> [Data for this exercise]
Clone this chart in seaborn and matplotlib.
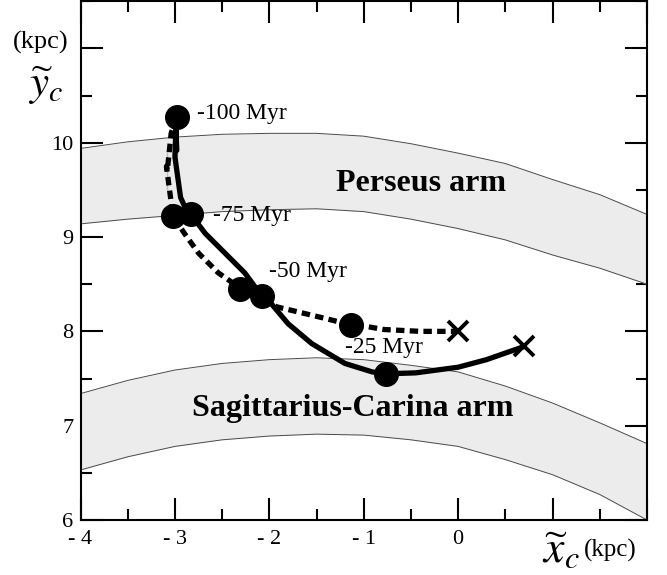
import numpy as np
import pandas as pd
import matplotlib
matplotlib.use("Agg")
import matplotlib.pyplot as plt
import seaborn as sns
from matplotlib.ticker import MultipleLocator, FixedLocator

# ---- data ----
arm_x = [-4.0, -3.5, -3.0, -2.5, -2.0, -1.5, -1.0, -0.5, 0.0, 0.5, 1.0, 1.5, 2.0]
perseus_upper = [9.94, 10.01, 10.06, 10.09, 10.10, 10.10, 10.07, 9.99, 9.89, 9.78, 9.61, 9.45, 9.24]
perseus_lower = [9.14, 9.19, 9.23, 9.27, 9.29, 9.30, 9.27, 9.19, 9.09, 8.97, 8.81, 8.67, 8.50]
sag_upper = [7.34, 7.48, 7.59, 7.66, 7.70, 7.72, 7.70, 7.64, 7.57, 7.42, 7.24, 7.03, 6.81]
sag_lower = [6.53, 6.67, 6.78, 6.85, 6.89, 6.91, 6.90, 6.85, 6.78, 6.64, 6.48, 6.27, 6.00]

solid_x = [-2.98, -2.99, -3.00, -3.00, -2.98, -2.94, -2.89, -2.83, -2.68, -2.47, -2.26, -2.15, -2.06,
           -1.96, -1.80, -1.55, -1.20, -0.91, -0.76, -0.45, 0.00, 0.30, 0.70]
solid_y = [10.27, 10.14, 9.95, 9.75, 9.57, 9.42, 9.31, 9.24, 9.04, 8.83, 8.62, 8.47, 8.40,
           8.27, 8.08, 7.87, 7.66, 7.57, 7.55, 7.56, 7.62, 7.70, 7.84]

dashed_x = [-2.98, -3.04, -3.08, -3.09, -3.08, -3.02, -2.90, -2.75, -2.54, -2.31,
            -1.92, -1.42, -1.14, -0.96, -0.79, -0.40, 0.00]
dashed_y = [10.27, 10.10, 9.92, 9.75, 9.50, 9.22, 9.04, 8.83, 8.62, 8.46,
            8.26, 8.14, 8.07, 8.05, 8.02, 8.00, 8.00]

dot_x = [-2.98, -2.83, -3.02, -2.08, -2.31, -0.76, -1.14]
dot_y = [10.27, 9.24, 9.22, 8.38, 8.45, 7.55, 8.07]

end_x = [0.70, 0.00]
end_y = [7.84, 8.00]

time_labels = ["-100 Myr", "-75 Myr", "-50 Myr", "-25 Myr"]
time_label_x = [-2.77, -2.60, -2.00, -1.20]
time_label_y = [10.31, 9.23, 8.63, 7.83]

x_ticks = [-4, -3, -2, -1, 0, 1, 2]
x_ticklabels = ["- 4", "- 3", "- 2", "- 1", "0", "", ""]
y_ticks = [6, 7, 8, 9, 10, 11]
y_ticklabels = ["6", "7", "8", "9", "10", ""]

# ---- styling ----
sns.set_theme(style="ticks")
plt.rcParams["font.family"] = ["Liberation Serif", "DejaVu Serif"]
plt.rcParams["mathtext.fontset"] = "stix"
plt.rcParams["text.color"] = "black"
plt.rcParams["xtick.color"] = "black"
plt.rcParams["ytick.color"] = "black"
plt.rcParams["xtick.labelcolor"] = "black"
plt.rcParams["ytick.labelcolor"] = "black"

fig = plt.figure(figsize=(6.67, 5.75), dpi=100)
ax = fig.add_axes([0.1207, 0.0957, 0.970 - 0.1207, 0.9977 - 0.0957])

# spiral arms
band_color = "#ececec"
edge_color = "#4a4a4a"
ax.fill_between(arm_x, perseus_lower, perseus_upper, color=band_color, lw=0, zorder=1)
ax.fill_between(arm_x, sag_lower, sag_upper, color=band_color, lw=0, zorder=1)
for yy in (perseus_upper, perseus_lower, sag_upper, sag_lower):
    sns.lineplot(x=arm_x, y=yy, ax=ax, color=edge_color, lw=0.7, sort=False, zorder=2)

# trajectories
sol = pd.DataFrame({"x": solid_x, "y": solid_y})
das = pd.DataFrame({"x": dashed_x, "y": dashed_y})
sns.lineplot(data=das, x="x", y="y", ax=ax, sort=False, color="black", lw=3.8,
             linestyle=(0, (1.6, 1.0)), zorder=3, solid_joinstyle="round")
sns.lineplot(data=sol, x="x", y="y", ax=ax, sort=False, color="black", lw=3.8, zorder=4,
             solid_joinstyle="round", solid_capstyle="round")

ax.plot(dot_x, dot_y, "o", color="black", ms=17, zorder=5)
ax.plot(end_x, end_y, "x", color="black", ms=14, mew=2.8, zorder=5)

for t, tx, ty in zip(time_labels, time_label_x, time_label_y):
    ax.text(tx, ty, t, fontsize=17, ha="left", va="center", zorder=6)

ax.text(-0.39, 9.57, "Perseus arm", fontsize=23, fontweight="bold", ha="center", va="center", zorder=6)
ax.text(-1.12, 7.18, "Sagittarius-Carina arm", fontsize=23, fontweight="bold", ha="center", va="center", zorder=6)

# axes
ax.set_xlim(-4, 2)
ax.set_ylim(6, 11.5)
ax.xaxis.set_major_locator(FixedLocator(x_ticks))
ax.set_xticklabels(x_ticklabels)
ax.yaxis.set_major_locator(FixedLocator(y_ticks))
ax.set_yticklabels(y_ticklabels)
ax.xaxis.set_minor_locator(MultipleLocator(0.5))
ax.yaxis.set_minor_locator(MultipleLocator(0.5))
ax.tick_params(which="both", direction="in", top=True, right=True, width=1.5, color="black")
ax.tick_params(which="major", length=15.5, labelsize=16)
ax.tick_params(which="minor", length=7.6)
ax.tick_params(axis="x", which="major", pad=7)
ax.tick_params(axis="y", which="major", pad=5)
for s in ax.spines.values():
    s.set_linewidth(1.5)
    s.set_color("black")
ax.set_xlabel("")
ax.set_ylabel("")
ax.grid(False)

fig.text(41 / 667, 1 - 42 / 575, "(kpc)", fontsize=19, ha="center", va="center")
fig.text(46 / 667, 1 - 86 / 575, r"$\widetilde{y}_c$", fontsize=31, ha="center", va="center")
fig.text(561 / 667, 1 - 552 / 575, r"$\widetilde{x}_c$", fontsize=33, ha="center", va="center")
fig.text(610 / 667, 1 - 550 / 575, "(kpc)", fontsize=18, ha="center", va="center")

fig.savefig("out.png", dpi=100)
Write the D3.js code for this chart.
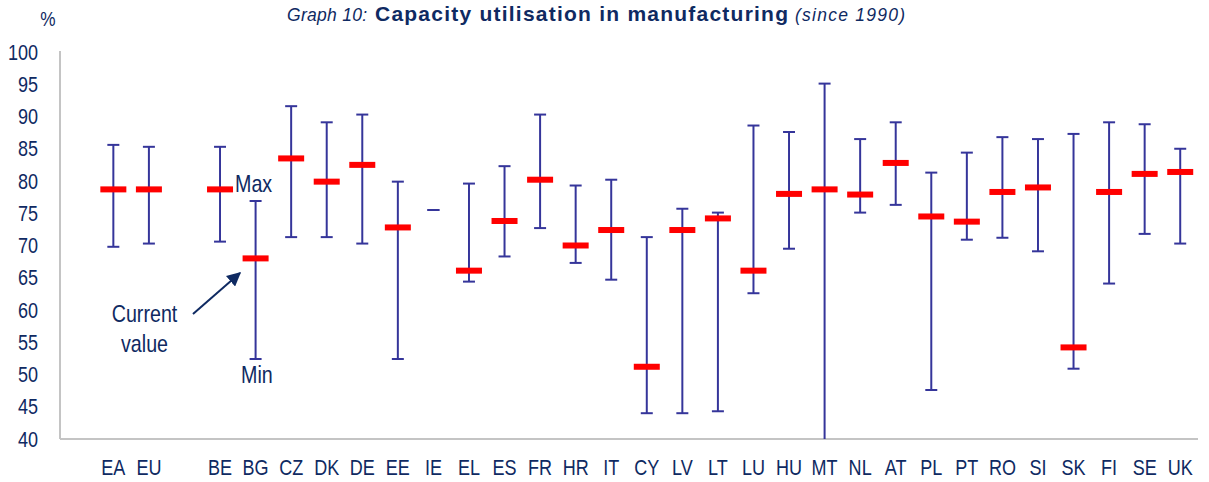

> [Written task] Print each entry shown above with exact wording and no pictures.

> [Task output]
Clone this chart in seaborn and matplotlib.
import numpy as np
import pandas as pd
import matplotlib
matplotlib.use("Agg")
import matplotlib.pyplot as plt
import seaborn as sns
from matplotlib.ticker import MultipleLocator, FixedLocator

# ---- data ----
arm_x = [-4.0, -3.5, -3.0, -2.5, -2.0, -1.5, -1.0, -0.5, 0.0, 0.5, 1.0, 1.5, 2.0]
perseus_upper = [9.94, 10.01, 10.06, 10.09, 10.10, 10.10, 10.07, 9.99, 9.89, 9.78, 9.61, 9.45, 9.24]
perseus_lower = [9.14, 9.19, 9.23, 9.27, 9.29, 9.30, 9.27, 9.19, 9.09, 8.97, 8.81, 8.67, 8.50]
sag_upper = [7.34, 7.48, 7.59, 7.66, 7.70, 7.72, 7.70, 7.64, 7.57, 7.42, 7.24, 7.03, 6.81]
sag_lower = [6.53, 6.67, 6.78, 6.85, 6.89, 6.91, 6.90, 6.85, 6.78, 6.64, 6.48, 6.27, 6.00]

solid_x = [-2.98, -2.99, -3.00, -3.00, -2.98, -2.94, -2.89, -2.83, -2.68, -2.47, -2.26, -2.15, -2.06,
           -1.96, -1.80, -1.55, -1.20, -0.91, -0.76, -0.45, 0.00, 0.30, 0.70]
solid_y = [10.27, 10.14, 9.95, 9.75, 9.57, 9.42, 9.31, 9.24, 9.04, 8.83, 8.62, 8.47, 8.40,
           8.27, 8.08, 7.87, 7.66, 7.57, 7.55, 7.56, 7.62, 7.70, 7.84]

dashed_x = [-2.98, -3.04, -3.08, -3.09, -3.08, -3.02, -2.90, -2.75, -2.54, -2.31,
            -1.92, -1.42, -1.14, -0.96, -0.79, -0.40, 0.00]
dashed_y = [10.27, 10.10, 9.92, 9.75, 9.50, 9.22, 9.04, 8.83, 8.62, 8.46,
            8.26, 8.14, 8.07, 8.05, 8.02, 8.00, 8.00]

dot_x = [-2.98, -2.83, -3.02, -2.08, -2.31, -0.76, -1.14]
dot_y = [10.27, 9.24, 9.22, 8.38, 8.45, 7.55, 8.07]

end_x = [0.70, 0.00]
end_y = [7.84, 8.00]

time_labels = ["-100 Myr", "-75 Myr", "-50 Myr", "-25 Myr"]
time_label_x = [-2.77, -2.60, -2.00, -1.20]
time_label_y = [10.31, 9.23, 8.63, 7.83]

x_ticks = [-4, -3, -2, -1, 0, 1, 2]
x_ticklabels = ["- 4", "- 3", "- 2", "- 1", "0", "", ""]
y_ticks = [6, 7, 8, 9, 10, 11]
y_ticklabels = ["6", "7", "8", "9", "10", ""]

# ---- styling ----
sns.set_theme(style="ticks")
plt.rcParams["font.family"] = ["Liberation Serif", "DejaVu Serif"]
plt.rcParams["mathtext.fontset"] = "stix"
plt.rcParams["text.color"] = "black"
plt.rcParams["xtick.color"] = "black"
plt.rcParams["ytick.color"] = "black"
plt.rcParams["xtick.labelcolor"] = "black"
plt.rcParams["ytick.labelcolor"] = "black"

fig = plt.figure(figsize=(6.67, 5.75), dpi=100)
ax = fig.add_axes([0.1207, 0.0957, 0.970 - 0.1207, 0.9977 - 0.0957])

# spiral arms
band_color = "#ececec"
edge_color = "#4a4a4a"
ax.fill_between(arm_x, perseus_lower, perseus_upper, color=band_color, lw=0, zorder=1)
ax.fill_between(arm_x, sag_lower, sag_upper, color=band_color, lw=0, zorder=1)
for yy in (perseus_upper, perseus_lower, sag_upper, sag_lower):
    sns.lineplot(x=arm_x, y=yy, ax=ax, color=edge_color, lw=0.7, sort=False, zorder=2)

# trajectories
sol = pd.DataFrame({"x": solid_x, "y": solid_y})
das = pd.DataFrame({"x": dashed_x, "y": dashed_y})
sns.lineplot(data=das, x="x", y="y", ax=ax, sort=False, color="black", lw=3.8,
             linestyle=(0, (1.6, 1.0)), zorder=3, solid_joinstyle="round")
sns.lineplot(data=sol, x="x", y="y", ax=ax, sort=False, color="black", lw=3.8, zorder=4,
             solid_joinstyle="round", solid_capstyle="round")

ax.plot(dot_x, dot_y, "o", color="black", ms=17, zorder=5)
ax.plot(end_x, end_y, "x", color="black", ms=14, mew=2.8, zorder=5)

for t, tx, ty in zip(time_labels, time_label_x, time_label_y):
    ax.text(tx, ty, t, fontsize=17, ha="left", va="center", zorder=6)

ax.text(-0.39, 9.57, "Perseus arm", fontsize=23, fontweight="bold", ha="center", va="center", zorder=6)
ax.text(-1.12, 7.18, "Sagittarius-Carina arm", fontsize=23, fontweight="bold", ha="center", va="center", zorder=6)

# axes
ax.set_xlim(-4, 2)
ax.set_ylim(6, 11.5)
ax.xaxis.set_major_locator(FixedLocator(x_ticks))
ax.set_xticklabels(x_ticklabels)
ax.yaxis.set_major_locator(FixedLocator(y_ticks))
ax.set_yticklabels(y_ticklabels)
ax.xaxis.set_minor_locator(MultipleLocator(0.5))
ax.yaxis.set_minor_locator(MultipleLocator(0.5))
ax.tick_params(which="both", direction="in", top=True, right=True, width=1.5, color="black")
ax.tick_params(which="major", length=15.5, labelsize=16)
ax.tick_params(which="minor", length=7.6)
ax.tick_params(axis="x", which="major", pad=7)
ax.tick_params(axis="y", which="major", pad=5)
for s in ax.spines.values():
    s.set_linewidth(1.5)
    s.set_color("black")
ax.set_xlabel("")
ax.set_ylabel("")
ax.grid(False)

fig.text(41 / 667, 1 - 42 / 575, "(kpc)", fontsize=19, ha="center", va="center")
fig.text(46 / 667, 1 - 86 / 575, r"$\widetilde{y}_c$", fontsize=31, ha="center", va="center")
fig.text(561 / 667, 1 - 552 / 575, r"$\widetilde{x}_c$", fontsize=33, ha="center", va="center")
fig.text(610 / 667, 1 - 550 / 575, "(kpc)", fontsize=18, ha="center", va="center")

fig.savefig("out.png", dpi=100)
Write the D3.js code for this chart.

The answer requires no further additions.